Willenlose Massen sollten nicht schimpfen

«Einstweilen soll das souveräne Volk eine Lektion ertheilen. Wir haben persönlich Nichts gegen den Hrn. Statthalter, Nichts gegen den Hrn. Gerichtspräsidenten, und es soll uns freuen, wenn Beide recht bald einen andern Wirkungskreis gefunden haben werden. Von ihren gegenwärtigen Stellen aber, in welchen sie sich schwach gezeigt, sollten sie weichen. Man vergesse auch nicht, daß die Bezirkshauptortfrage eine Personalfrage ist, daß es also in der That von der Person des Statthalters abhangt, ob der Hauptort auf dem verhaßten Buk [d.h. im Schloss Regensberg] bleiben oder in's bequeme Thal hinunter [nach Dielsdorf] verlegt werde!

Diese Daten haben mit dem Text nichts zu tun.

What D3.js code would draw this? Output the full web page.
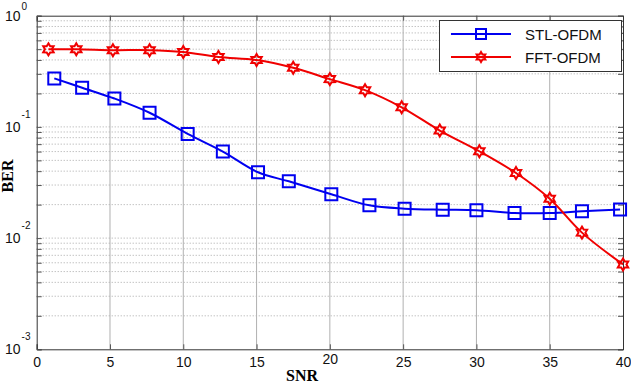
<!DOCTYPE html>
<html>
  <head>
    <meta charset="UTF-8" />
    <script src="https://d3js.org/d3.v7.min.js"></script>
    <style>
      body { margin: 0; background: #fff; }
      text { font-family: "Liberation Sans", Arial, sans-serif; }
    </style>
  </head>
  <body>
    <div id="my_dataviz"></div>
    <script>
      // values
      var stlSnr = [1.2, 3.1, 5.3, 7.7, 10.3, 12.7, 15.1, 17.2, 20.1, 22.7, 25.1, 27.7, 30.0, 32.6, 35.0, 37.2, 39.8];
      var stlBer = [0.273, 0.225, 0.18, 0.134, 0.0865, 0.06, 0.0391, 0.0324, 0.0248, 0.0197, 0.0184, 0.018, 0.0178, 0.0168, 0.0168, 0.0174, 0.0181];
      var fftSnr = [0.8, 2.7, 5.2, 7.7, 10.0, 12.4, 15.0, 17.5, 20.0, 22.4, 24.9, 27.5, 30.2, 32.7, 35.0, 37.2, 40.0];
      var fftBer = [0.498, 0.5, 0.49, 0.49, 0.471, 0.425, 0.399, 0.34, 0.269, 0.214, 0.15, 0.0928, 0.0604, 0.0385, 0.0226, 0.0112, 0.0058];
      var xTicks = [0, 5, 10, 15, 20, 25, 30, 35, 40];
      var yDecades = [0, -1, -2, -3];
      var legendNames = ["STL-OFDM", "FFT-OFDM"];

      var width = 631, height = 383;
      var plotL = 36.7, plotR = 623, plotT = 15.7, plotB = 349.3;

      var svg = d3.select("#my_dataviz")
        .append("svg")
        .attr("width", width)
        .attr("height", height);

      var xScale = d3.scaleLinear().domain([0, 40]).range([plotL, plotR]);
      var yScale = d3.scaleLog().domain([1e-3, 1]).range([plotB, plotT]);

      // minor log values for grid
      var minor = [];
      for (var d = -3; d < 0; d++) {
        for (var m = 2; m <= 9; m++) minor.push(m * Math.pow(10, d));
      }
      var allY = minor.concat([1, 0.1, 0.01, 0.001]);

      // horizontal grid
      svg.append("g").selectAll("line")
        .data(minor.concat([0.1, 0.01]))
        .join("line")
        .attr("x1", plotL).attr("x2", plotR)
        .attr("y1", (v) => yScale(v)).attr("y2", (v) => yScale(v))
        .attr("stroke", "#a8a8a8")
        .attr("stroke-width", 1)
        .attr("stroke-dasharray", "1,2");

      // vertical grid
      svg.append("g").selectAll("line")
        .data(xTicks.slice(1, -1))
        .join("line")
        .attr("x1", (v) => xScale(v)).attr("x2", (v) => xScale(v))
        .attr("y1", plotT).attr("y2", plotB)
        .attr("stroke", "#b0b0b0")
        .attr("stroke-width", 1);

      // axes with inward ticks
      var gx = svg.append("g").attr("transform", "translate(0," + plotB + ")")
        .call(d3.axisBottom(xScale).tickValues(xTicks).tickSize(-5).tickPadding(16).tickFormat(d3.format("d")));
      gx.selectAll("text").attr("font-size", 14).attr("fill", "#111")
        .attr("dy", (v) => (v === 20 ? "-0.1em" : "0.1em"));
      var gxt = svg.append("g").attr("transform", "translate(0," + plotT + ")")
        .call(d3.axisTop(xScale).tickValues(xTicks).tickSize(-5).tickFormat(""));
      var gy = svg.append("g").attr("transform", "translate(" + plotL + ",0)")
        .call(d3.axisLeft(yScale).tickValues(allY).tickSize(-5).tickFormat(""));
      var gyr = svg.append("g").attr("transform", "translate(" + plotR + ",0)")
        .call(d3.axisRight(yScale).tickValues(allY).tickSize(-5).tickFormat(""));

      [gx, gxt, gy, gyr].forEach(function (g) {
        g.select(".domain").attr("stroke", "#333").attr("stroke-width", 1);
        g.selectAll(".tick line").attr("stroke", "#555");
      });

      // y tick labels 10^n
      var yl = svg.append("g").selectAll("text")
        .data(yDecades)
        .join("text")
        .attr("x", 5)
        .attr("y", (e) => yScale(Math.pow(10, e)) + 5)
        .attr("font-size", 14)
        .attr("fill", "#111");
      yl.append("tspan").text("10");
      yl.append("tspan")
        .attr("dx", 1)
        .attr("dy", (e) => (e === 0 ? -11 : -14))
        .attr("font-size", 10)
        .text((e) => e);

      // axis titles
      svg.append("text")
        .attr("x", 302).attr("y", 381)
        .attr("text-anchor", "middle")
        .style("font-family", "'Liberation Serif', 'Times New Roman', serif")
        .attr("font-weight", "bold").attr("font-size", 16)
        .text("SNR");
      svg.append("text")
        .attr("transform", "translate(13,176) rotate(-90)")
        .attr("text-anchor", "middle")
        .style("font-family", "'Liberation Serif', 'Times New Roman', serif")
        .attr("font-weight", "bold").attr("font-size", 16)
        .text("BER");

      // marker shapes
      function hexagram(r) {
        var pts = [];
        for (var i = 0; i < 12; i++) {
          var a = -Math.PI / 2 + i * Math.PI / 6;
          var rr = i % 2 === 0 ? r : r * 0.58;
          pts.push([rr * Math.cos(a), rr * Math.sin(a)]);
        }
        return "M" + pts.map((p) => p.join(",")).join("L") + "Z";
      }
      var squarePath = "M-6,-6H6V6H-6Z";

      var line = d3.line()
        .x((p) => xScale(p[0]))
        .y((p) => yScale(p[1]))
        .curve(d3.curveCatmullRom.alpha(0.5));

      var series = [
        { x: stlSnr, y: stlBer, color: "#0000f0", shape: squarePath },
        { x: fftSnr, y: fftBer, color: "#f00000", shape: hexagram(6) }
      ];

      series.forEach(function (s) {
        var pts = s.x.map((v, i) => [v, s.y[i]]);
        svg.append("path")
          .attr("d", line(pts))
          .attr("fill", "none")
          .attr("stroke", s.color)
          .attr("stroke-width", 2);
        svg.append("g").selectAll("path")
          .data(pts)
          .join("path")
          .attr("transform", (p) => "translate(" + xScale(p[0]) + "," + yScale(p[1]) + ")")
          .attr("d", s.shape)
          .attr("fill", "none")
          .attr("stroke", s.color)
          .attr("stroke-width", 2);
      });

      // legend
      var lg = svg.append("g");
      lg.append("rect")
        .attr("x", 439.5).attr("y", 20.5)
        .attr("width", 182).attr("height", 51)
        .attr("fill", "#fff")
        .attr("stroke", "#333").attr("stroke-width", 1);
      series.forEach(function (s, i) {
        var yy = 34 + i * 23;
        lg.append("line")
          .attr("x1", 451).attr("x2", 511).attr("y1", yy).attr("y2", yy)
          .attr("stroke", s.color).attr("stroke-width", 2);
        lg.append("path")
          .attr("transform", "translate(481," + yy + ")")
          .attr("d", i === 0 ? "M-5,-5H5V5H-5Z" : hexagram(5))
          .attr("fill", "none")
          .attr("stroke", s.color).attr("stroke-width", 2);
        lg.append("text")
          .attr("x", 525).attr("y", yy + 5.5)
          .attr("font-size", 15).attr("fill", "#111")
          .text(legendNames[i]);
      });
    </script>
  </body>
</html>
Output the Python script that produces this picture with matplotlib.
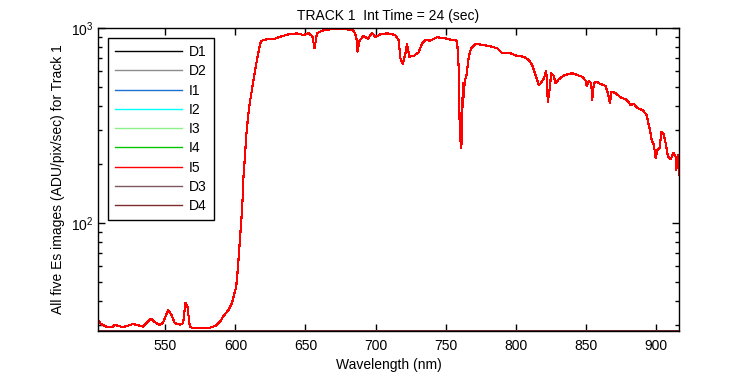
import numpy as np
import matplotlib
matplotlib.use('Agg')
import matplotlib.pyplot as plt
from matplotlib.ticker import LogLocator, MultipleLocator, NullFormatter

plt.rcParams['font.family'] = ['Liberation Sans', 'DejaVu Sans']
plt.rcParams['font.size'] = 10

# wavelength (nm) and Es signal (ADU/pix/sec)
wl = [502.0, 504.4, 507.9, 512.7, 513.9, 519.9, 527.0, 534.1, 539.6, 543.6,
      546.1, 548.4, 552.0, 554.4, 556.8, 560.4, 562.7, 564.4, 565.8, 567.5,
      569.9, 580.6, 585.6, 589.1, 591.5, 595.1, 597.5, 599.4, 600.6, 601.8,
      602.9, 603.9, 604.9, 605.8, 606.8, 607.7, 608.6, 609.6, 610.6, 611.8,
      612.9, 614.1, 615.4, 616.5, 617.7, 618.9, 622.5, 628.4, 632.0, 637.9,
      643.9, 648.6, 652.2, 654.9, 656.5, 658.2, 661.8, 667.7, 679.6, 684.4,
      686.3, 687.2, 688.6, 691.5, 694.6, 697.5, 699.9, 703.4, 708.2, 714.1,
      716.5, 717.7, 719.4, 721.3, 722.5, 724.1, 727.2, 730.8, 733.2, 735.6,
      739.1, 743.9, 749.9, 754.6, 758.2, 759.4, 760.1, 761.1, 761.8, 762.2,
      762.9, 763.6, 764.9, 766.5, 768.2, 771.3, 777.2, 783.2, 786.8, 790.4,
      795.1, 801.1, 805.8, 809.4, 811.8, 814.1, 816.5, 818.2, 820.1, 821.8,
      822.9, 824.1, 825.4, 827.2, 828.4, 830.8, 834.9, 840.4, 847.5, 849.9,
      850.6, 852.2, 853.9, 854.6, 855.8, 857.7, 860.6, 864.1, 865.8, 867.2,
      868.4, 871.3, 874.9, 878.4, 880.8, 882.0, 884.4, 886.8, 890.4, 893.4,
      894.4, 895.8, 897.0, 898.6, 899.9, 901.1, 902.7, 903.9, 905.4, 907.0,
      908.6, 910.6, 912.5, 914.1, 914.6, 915.8, 916.8]
es = [31.6, 30.2, 29.4, 29.4, 30.0, 29.2, 30.3, 29.4, 32.3, 30.6,
      30.0, 30.8, 35.8, 33.7, 30.6, 30.1, 30.6, 39.0, 37.2, 29.4,
      28.8, 28.8, 29.6, 31.2, 33.3, 35.8, 38.7, 43.6, 47.1, 58.6,
      75.5, 95.7, 121, 173, 219, 277, 325, 380, 427, 481,
      541, 609, 685, 756, 835, 861, 875, 882, 903, 928,
      939, 921, 939, 910, 787, 939, 969, 985, 985, 969,
      903, 756, 861, 913, 878, 946, 896, 928, 939, 921,
      868, 699, 652, 742, 828, 713, 718, 751, 835, 868,
      861, 896, 885, 868, 861, 614, 288, 242, 283, 520,
      444, 531, 574, 713, 787, 828, 818, 802, 787, 742,
      747, 718, 713, 685, 646, 574, 510, 524, 552, 604,
      419, 481, 586, 567, 520, 546, 574, 586, 562, 537,
      504, 537, 520, 427, 520, 531, 516, 504, 463, 411,
      472, 463, 441, 431, 414, 403, 408, 388, 380, 358,
      331, 300, 267, 251, 215, 237, 242, 294, 288, 256,
      219, 212, 229, 219, 187, 223, 176]

# dark frames sit flat at the floor of the axis
dark_wl = [502.0, 916.8]
dark_level = [28.0, 28.0]

names = ['D1', 'D2', 'I1', 'I2', 'I3', 'I4', 'I5', 'D3', 'D4']
colors = ['#000000', '#8c8c8c', '#1e6fd2', '#00ffff', '#8cf08c',
          '#00c800', '#ff0000', '#7d5a5f', '#7d2d2d']

fig = plt.figure(figsize=(7.5, 3.75), dpi=100)
ax = fig.add_axes([0.1307, 0.1173, 0.7746, 0.808])

for name, c in zip(names, colors):
    if name.startswith('D'):
        ax.plot(dark_wl, dark_level, color=c, lw=0.8, label=name, antialiased=False)
    else:
        ax.plot(wl, es, color=c, lw=0.8, label=name, antialiased=False)

ax.set_yscale('log')
ax.set_xlim(502, 916.5)
ax.set_ylim(27.9, 1000)
ax.xaxis.set_major_locator(MultipleLocator(50))
ax.yaxis.set_major_locator(LogLocator(base=10, numticks=5))
ax.yaxis.set_minor_locator(LogLocator(base=10, subs=np.arange(2, 10), numticks=20))
ax.yaxis.set_minor_formatter(NullFormatter())
ax.tick_params(which='both', direction='in', top=True, right=True, width=1)
ax.tick_params(which='major', length=5)
ax.tick_params(which='minor', length=3)
ax.tick_params(axis='x', pad=6)
for s in ax.spines.values():
    s.set_linewidth(1)

ax.set_title('TRACK 1  Int Time = 24 (sec)', fontsize=10, pad=6)
ax.set_xlabel('Wavelength (nm)', labelpad=3)
ax.set_ylabel('All five Es images (ADU/pix/sec) for Track 1', labelpad=4)

leg = ax.legend(loc='upper left', bbox_to_anchor=(0.017, 0.967), handlelength=4.8,
                labelspacing=0.38, fancybox=False, framealpha=1, borderpad=0.5,
                handletextpad=0.55, borderaxespad=0)
leg.get_frame().set_edgecolor('black')
leg.get_frame().set_linewidth(1)
for line in leg.get_lines():
    line.set_linewidth(1)

fig.savefig('out.png', dpi=100)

Machen wir mit den Gegenkandidaten einen Versuch. Einigen wir uns vor Allem! Schlimmer wird und kann es nicht kommen. Entweder ist das Volk souverän, und alsdann erfülle es seine Pflicht, sowohl im Belohnen als im Strafen, oder es ist eine willenlose Masse, alsdann schimpfe es auch nicht, sondern falte die Hände und spreche: "Herr, wie du willst, nicht mein Wille, sondern dein Wille geschehe für weitere sechs Jahre! Amen".
»

Dass hier ein Wortspiel mit dem Herr(gott) und den kritisierten Herr(schaften) vorliegt ist eindeutig - und es wurde von der geneigten Leserschaft natürlich auch als solches erkannt.

Der Ausgang der ganzen Angelegenheit? Daran, dass der Bezirkshauptort bereits 1871 tatsächlich ins Tal nach Dielsdorf verlegt wurde, kann man erkennen, wer diesen Schlagabtausch letztlich gewonnen hat.